BC Vytautas coach Virginijus Seskus did not play LiAngelo or LaMelo as many minutes Saturday as he did Tuesday because he couldn’t trust them under the circumstances. LaMelo has the talent to play at this level someday, but his poor shot selection and tendency to gamble too frequently for steals are signs of immaturity, while LiAngelo lacks the size to defend grown men in the paint or the quickness to stay in front of wings on the perimeter.
It certainly wasn’t fear of the moment that hampered LaMelo on Saturday night.
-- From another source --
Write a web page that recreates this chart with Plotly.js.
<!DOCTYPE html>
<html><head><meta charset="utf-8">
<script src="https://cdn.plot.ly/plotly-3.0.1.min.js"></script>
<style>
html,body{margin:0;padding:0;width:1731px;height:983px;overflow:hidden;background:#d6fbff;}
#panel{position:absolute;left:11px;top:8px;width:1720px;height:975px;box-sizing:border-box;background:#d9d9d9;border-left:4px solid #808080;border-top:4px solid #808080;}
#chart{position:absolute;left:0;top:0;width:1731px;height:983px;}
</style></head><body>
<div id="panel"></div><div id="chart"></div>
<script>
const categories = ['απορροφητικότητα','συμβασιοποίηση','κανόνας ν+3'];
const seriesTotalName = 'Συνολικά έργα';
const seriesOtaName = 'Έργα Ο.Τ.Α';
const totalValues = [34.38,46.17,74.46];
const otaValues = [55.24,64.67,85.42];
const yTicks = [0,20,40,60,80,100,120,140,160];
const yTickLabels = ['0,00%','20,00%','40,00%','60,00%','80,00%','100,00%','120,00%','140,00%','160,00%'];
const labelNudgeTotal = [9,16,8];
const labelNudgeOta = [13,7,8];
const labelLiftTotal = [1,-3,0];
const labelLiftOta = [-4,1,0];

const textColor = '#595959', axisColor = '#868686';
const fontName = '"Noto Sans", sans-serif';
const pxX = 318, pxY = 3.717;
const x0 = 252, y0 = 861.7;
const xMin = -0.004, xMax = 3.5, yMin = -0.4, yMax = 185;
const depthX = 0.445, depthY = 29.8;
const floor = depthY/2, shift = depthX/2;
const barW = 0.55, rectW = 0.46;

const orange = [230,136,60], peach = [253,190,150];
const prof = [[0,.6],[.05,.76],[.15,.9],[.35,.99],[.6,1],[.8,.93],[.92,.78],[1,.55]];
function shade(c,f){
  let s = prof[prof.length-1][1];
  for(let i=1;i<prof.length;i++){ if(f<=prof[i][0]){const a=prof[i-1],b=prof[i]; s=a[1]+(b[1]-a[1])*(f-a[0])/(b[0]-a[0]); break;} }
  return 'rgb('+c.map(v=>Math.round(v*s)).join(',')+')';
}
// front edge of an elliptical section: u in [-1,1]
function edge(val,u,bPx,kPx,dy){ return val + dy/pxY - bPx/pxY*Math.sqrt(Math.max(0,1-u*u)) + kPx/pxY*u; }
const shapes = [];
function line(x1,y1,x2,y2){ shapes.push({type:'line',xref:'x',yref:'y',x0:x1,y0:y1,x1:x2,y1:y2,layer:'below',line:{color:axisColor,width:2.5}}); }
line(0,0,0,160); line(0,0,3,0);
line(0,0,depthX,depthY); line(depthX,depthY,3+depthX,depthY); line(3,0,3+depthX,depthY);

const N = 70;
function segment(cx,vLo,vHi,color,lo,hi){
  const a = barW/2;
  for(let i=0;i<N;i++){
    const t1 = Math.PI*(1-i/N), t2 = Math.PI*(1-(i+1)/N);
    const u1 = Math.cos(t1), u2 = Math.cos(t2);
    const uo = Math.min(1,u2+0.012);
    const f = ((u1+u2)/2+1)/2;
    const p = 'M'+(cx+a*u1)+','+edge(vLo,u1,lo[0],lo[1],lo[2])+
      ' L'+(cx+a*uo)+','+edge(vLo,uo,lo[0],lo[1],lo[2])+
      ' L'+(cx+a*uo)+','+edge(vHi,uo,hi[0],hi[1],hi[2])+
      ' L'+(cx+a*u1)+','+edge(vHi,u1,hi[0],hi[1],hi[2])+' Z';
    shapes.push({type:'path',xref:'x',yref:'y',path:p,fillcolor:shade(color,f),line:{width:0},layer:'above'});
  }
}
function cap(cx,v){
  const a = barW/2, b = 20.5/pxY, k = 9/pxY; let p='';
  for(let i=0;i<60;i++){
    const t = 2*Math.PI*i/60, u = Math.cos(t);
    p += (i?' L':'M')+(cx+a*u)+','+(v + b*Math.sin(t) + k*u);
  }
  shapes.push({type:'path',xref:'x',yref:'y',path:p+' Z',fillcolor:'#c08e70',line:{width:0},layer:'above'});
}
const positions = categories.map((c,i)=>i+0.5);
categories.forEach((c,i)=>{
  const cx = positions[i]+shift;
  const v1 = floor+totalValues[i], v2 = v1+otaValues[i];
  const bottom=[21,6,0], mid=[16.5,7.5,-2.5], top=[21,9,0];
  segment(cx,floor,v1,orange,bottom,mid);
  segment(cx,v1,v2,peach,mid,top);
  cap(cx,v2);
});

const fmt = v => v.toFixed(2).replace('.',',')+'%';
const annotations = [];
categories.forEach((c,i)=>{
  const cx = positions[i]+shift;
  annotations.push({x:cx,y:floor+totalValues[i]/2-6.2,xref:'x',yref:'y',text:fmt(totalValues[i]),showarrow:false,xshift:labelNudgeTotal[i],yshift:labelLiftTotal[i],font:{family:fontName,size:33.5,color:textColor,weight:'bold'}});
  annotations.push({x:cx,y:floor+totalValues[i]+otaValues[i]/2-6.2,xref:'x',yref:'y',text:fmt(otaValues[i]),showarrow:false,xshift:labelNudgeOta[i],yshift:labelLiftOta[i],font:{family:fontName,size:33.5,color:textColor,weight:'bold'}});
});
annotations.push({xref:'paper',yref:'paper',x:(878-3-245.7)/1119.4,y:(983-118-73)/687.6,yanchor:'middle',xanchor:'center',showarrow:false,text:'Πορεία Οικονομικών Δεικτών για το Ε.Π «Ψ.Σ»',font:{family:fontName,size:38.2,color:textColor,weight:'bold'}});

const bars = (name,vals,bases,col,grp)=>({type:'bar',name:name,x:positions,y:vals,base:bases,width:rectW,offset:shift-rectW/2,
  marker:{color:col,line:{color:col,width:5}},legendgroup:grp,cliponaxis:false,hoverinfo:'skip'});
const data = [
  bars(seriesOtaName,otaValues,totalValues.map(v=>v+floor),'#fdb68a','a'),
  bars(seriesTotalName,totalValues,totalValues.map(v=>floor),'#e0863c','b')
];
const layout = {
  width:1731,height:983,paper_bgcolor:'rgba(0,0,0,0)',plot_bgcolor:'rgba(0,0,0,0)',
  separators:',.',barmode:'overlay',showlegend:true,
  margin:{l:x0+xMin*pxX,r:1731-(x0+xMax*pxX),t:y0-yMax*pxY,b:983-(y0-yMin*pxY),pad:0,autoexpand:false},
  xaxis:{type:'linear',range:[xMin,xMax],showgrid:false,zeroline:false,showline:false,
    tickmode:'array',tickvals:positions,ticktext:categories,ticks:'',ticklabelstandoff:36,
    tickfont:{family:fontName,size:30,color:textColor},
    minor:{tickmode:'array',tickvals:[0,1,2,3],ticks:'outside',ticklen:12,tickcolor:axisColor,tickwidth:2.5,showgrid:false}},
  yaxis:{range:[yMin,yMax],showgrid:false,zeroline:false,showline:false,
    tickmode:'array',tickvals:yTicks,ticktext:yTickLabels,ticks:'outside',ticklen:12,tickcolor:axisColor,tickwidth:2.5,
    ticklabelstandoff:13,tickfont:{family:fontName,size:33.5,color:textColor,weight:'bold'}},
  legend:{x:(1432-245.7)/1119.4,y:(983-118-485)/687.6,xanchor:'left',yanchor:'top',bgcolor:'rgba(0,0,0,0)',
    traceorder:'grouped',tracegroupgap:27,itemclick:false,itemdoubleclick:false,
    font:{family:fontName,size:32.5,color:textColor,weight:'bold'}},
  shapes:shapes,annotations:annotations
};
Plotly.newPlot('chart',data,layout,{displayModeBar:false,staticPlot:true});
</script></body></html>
Mere seconds after he came into the game, the 16-year-old hoisted a 28-footer that missed badly wide right.
LaMelo did have a couple deflections and a steal while providing some energy off the bench. LiAngelo would have scored a basket but his 3-pointer was waved off because he stepped on the sideline just before releasing it.
To nobody’s surprise, LaVar Ball wasn’t thrilled with how his sons were used in Saturday’s game. The world’s most outspoken basketball dad criticized Seskus, insisting the team would have fared better if LiAngelo and LaMelo had played together more often.
Just let LaVar coach the team pic.twitter.com/qDIvE94Wde
— Overtime (@overtime) January 13, 2018
Before his father yanked him out of Chino Hills High School last fall following a dispute with his coach, LaMelo was considered a consensus top 30 prospect in the Class of 2019. He has a chance to someday follow in the footsteps of older brother Lonzo, though he will have to follow a nontraditional path to the NBA.
LiAngelo isn’t considered the same caliber of prospect as either of his brothers. Most scouts believe he would have gone to a mid-major college had UCLA not signed him as part of a package deal with Lonzo and LaMelo. He was likely to be a fringe rotation player for the Bruins before his shoplifting arrest in China led to an early end to his college career.